GIVEN TASK
Write out the opening lines of the data word for word, up to and including the line with "119.5, 131, 178];", and leave every picture and every later line out.

——

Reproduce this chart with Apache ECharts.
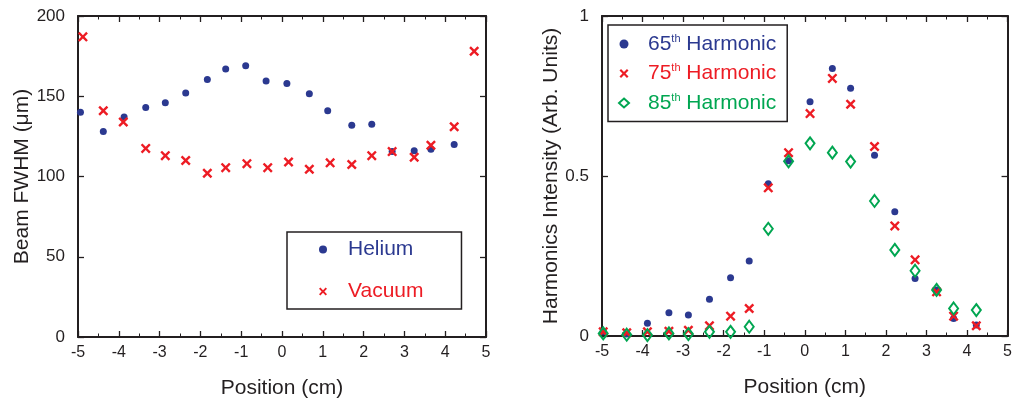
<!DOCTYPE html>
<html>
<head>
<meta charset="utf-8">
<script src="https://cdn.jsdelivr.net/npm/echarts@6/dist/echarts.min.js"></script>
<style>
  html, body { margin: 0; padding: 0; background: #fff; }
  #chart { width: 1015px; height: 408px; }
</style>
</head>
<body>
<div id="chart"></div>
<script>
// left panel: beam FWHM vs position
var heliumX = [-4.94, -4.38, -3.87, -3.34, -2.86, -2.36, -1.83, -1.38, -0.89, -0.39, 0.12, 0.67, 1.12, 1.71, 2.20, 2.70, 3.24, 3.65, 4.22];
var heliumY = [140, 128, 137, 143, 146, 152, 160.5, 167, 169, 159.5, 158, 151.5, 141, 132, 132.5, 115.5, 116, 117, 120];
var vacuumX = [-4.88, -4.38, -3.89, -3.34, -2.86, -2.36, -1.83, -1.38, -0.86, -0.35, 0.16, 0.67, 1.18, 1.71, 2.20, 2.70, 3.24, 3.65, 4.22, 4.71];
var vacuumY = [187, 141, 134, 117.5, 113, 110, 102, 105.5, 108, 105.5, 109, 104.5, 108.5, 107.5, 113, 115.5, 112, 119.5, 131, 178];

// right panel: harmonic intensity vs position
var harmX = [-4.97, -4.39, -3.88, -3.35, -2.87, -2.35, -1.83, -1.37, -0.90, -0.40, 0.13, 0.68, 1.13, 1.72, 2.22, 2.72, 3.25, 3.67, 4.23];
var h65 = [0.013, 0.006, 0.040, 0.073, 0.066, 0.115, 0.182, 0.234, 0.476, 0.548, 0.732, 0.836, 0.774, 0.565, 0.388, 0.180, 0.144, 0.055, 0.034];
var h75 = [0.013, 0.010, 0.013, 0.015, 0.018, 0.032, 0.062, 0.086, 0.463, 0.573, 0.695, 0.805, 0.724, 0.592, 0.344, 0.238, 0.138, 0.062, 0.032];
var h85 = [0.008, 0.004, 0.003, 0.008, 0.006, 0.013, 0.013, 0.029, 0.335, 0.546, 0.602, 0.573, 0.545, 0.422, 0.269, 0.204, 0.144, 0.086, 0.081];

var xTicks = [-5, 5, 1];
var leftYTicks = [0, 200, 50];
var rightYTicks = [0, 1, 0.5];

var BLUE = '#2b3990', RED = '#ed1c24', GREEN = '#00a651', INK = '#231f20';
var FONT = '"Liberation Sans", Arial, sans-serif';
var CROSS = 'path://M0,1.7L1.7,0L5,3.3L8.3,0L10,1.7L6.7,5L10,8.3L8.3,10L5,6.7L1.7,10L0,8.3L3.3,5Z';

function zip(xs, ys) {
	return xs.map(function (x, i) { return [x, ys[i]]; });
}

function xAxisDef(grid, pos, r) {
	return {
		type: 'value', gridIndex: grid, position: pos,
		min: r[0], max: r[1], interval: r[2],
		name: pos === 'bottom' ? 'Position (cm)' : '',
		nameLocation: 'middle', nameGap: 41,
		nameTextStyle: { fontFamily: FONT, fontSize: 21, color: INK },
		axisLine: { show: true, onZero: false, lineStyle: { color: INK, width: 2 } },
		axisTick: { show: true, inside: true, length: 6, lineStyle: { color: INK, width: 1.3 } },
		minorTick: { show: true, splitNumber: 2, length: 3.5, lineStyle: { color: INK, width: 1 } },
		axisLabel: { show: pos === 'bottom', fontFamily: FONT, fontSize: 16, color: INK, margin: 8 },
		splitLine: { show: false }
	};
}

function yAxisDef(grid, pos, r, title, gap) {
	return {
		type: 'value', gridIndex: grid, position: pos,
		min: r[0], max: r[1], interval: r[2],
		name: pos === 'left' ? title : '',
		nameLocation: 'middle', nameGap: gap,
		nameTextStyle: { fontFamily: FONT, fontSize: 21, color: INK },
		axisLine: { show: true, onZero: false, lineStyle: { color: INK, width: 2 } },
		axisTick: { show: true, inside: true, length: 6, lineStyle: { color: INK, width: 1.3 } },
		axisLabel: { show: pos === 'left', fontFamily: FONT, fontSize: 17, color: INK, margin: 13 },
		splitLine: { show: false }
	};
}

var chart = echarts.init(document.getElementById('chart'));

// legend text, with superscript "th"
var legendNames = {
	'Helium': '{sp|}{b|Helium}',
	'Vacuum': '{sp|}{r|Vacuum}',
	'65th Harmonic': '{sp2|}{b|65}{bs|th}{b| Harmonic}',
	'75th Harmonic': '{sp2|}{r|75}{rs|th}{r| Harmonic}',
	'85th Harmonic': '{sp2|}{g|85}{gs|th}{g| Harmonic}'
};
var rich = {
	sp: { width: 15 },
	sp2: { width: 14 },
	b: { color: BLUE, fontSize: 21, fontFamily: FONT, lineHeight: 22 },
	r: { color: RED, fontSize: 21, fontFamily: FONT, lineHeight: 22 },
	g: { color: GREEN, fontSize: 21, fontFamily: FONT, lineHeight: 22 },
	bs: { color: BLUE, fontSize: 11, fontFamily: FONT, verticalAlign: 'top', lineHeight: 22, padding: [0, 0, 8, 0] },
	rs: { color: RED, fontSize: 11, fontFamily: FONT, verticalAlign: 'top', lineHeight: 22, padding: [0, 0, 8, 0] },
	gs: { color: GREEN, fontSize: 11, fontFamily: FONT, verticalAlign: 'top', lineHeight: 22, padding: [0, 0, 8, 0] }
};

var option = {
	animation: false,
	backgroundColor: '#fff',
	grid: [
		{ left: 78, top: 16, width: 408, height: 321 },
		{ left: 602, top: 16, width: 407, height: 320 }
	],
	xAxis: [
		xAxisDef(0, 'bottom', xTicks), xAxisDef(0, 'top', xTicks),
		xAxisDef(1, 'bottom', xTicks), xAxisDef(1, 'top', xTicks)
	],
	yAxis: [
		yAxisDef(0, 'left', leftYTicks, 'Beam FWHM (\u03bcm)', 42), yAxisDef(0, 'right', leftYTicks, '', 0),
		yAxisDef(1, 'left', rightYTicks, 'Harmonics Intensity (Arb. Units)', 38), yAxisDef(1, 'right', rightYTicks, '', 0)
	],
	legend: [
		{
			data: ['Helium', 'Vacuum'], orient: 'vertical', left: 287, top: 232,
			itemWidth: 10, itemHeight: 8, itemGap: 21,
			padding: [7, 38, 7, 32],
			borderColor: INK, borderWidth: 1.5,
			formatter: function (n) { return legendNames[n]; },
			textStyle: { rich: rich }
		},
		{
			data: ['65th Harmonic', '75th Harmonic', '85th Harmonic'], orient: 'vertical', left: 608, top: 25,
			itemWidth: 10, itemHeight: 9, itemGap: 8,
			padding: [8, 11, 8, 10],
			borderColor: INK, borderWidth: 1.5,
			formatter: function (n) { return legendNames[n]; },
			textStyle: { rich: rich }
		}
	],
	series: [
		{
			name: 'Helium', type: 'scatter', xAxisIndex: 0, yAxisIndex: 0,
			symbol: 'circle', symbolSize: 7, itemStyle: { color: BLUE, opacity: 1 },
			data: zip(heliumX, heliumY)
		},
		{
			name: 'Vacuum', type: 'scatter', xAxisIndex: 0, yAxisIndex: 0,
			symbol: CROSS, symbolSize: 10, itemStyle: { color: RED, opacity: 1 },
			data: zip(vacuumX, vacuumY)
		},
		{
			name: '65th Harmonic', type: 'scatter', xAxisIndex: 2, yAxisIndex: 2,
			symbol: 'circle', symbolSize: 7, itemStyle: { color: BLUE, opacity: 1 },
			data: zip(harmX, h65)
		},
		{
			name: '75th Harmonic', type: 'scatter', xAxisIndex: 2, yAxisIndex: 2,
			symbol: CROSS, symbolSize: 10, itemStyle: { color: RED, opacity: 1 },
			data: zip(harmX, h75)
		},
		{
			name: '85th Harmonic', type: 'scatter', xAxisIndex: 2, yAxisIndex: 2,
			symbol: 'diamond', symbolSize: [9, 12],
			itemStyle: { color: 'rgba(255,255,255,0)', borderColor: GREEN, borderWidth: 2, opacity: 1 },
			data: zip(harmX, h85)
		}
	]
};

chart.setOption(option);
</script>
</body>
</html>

——

COMPLETED TASK
Reproduce this chart with Apache ECharts.
<!DOCTYPE html>
<html>
<head>
<meta charset="utf-8">
<script src="https://cdn.jsdelivr.net/npm/echarts@6/dist/echarts.min.js"></script>
<style>
  html, body { margin: 0; padding: 0; background: #fff; }
  #chart { width: 1015px; height: 408px; }
</style>
</head>
<body>
<div id="chart"></div>
<script>
// left panel: beam FWHM vs position
var heliumX = [-4.94, -4.38, -3.87, -3.34, -2.86, -2.36, -1.83, -1.38, -0.89, -0.39, 0.12, 0.67, 1.12, 1.71, 2.20, 2.70, 3.24, 3.65, 4.22];
var heliumY = [140, 128, 137, 143, 146, 152, 160.5, 167, 169, 159.5, 158, 151.5, 141, 132, 132.5, 115.5, 116, 117, 120];
var vacuumX = [-4.88, -4.38, -3.89, -3.34, -2.86, -2.36, -1.83, -1.38, -0.86, -0.35, 0.16, 0.67, 1.18, 1.71, 2.20, 2.70, 3.24, 3.65, 4.22, 4.71];
var vacuumY = [187, 141, 134, 117.5, 113, 110, 102, 105.5, 108, 105.5, 109, 104.5, 108.5, 107.5, 113, 115.5, 112, 119.5, 131, 178];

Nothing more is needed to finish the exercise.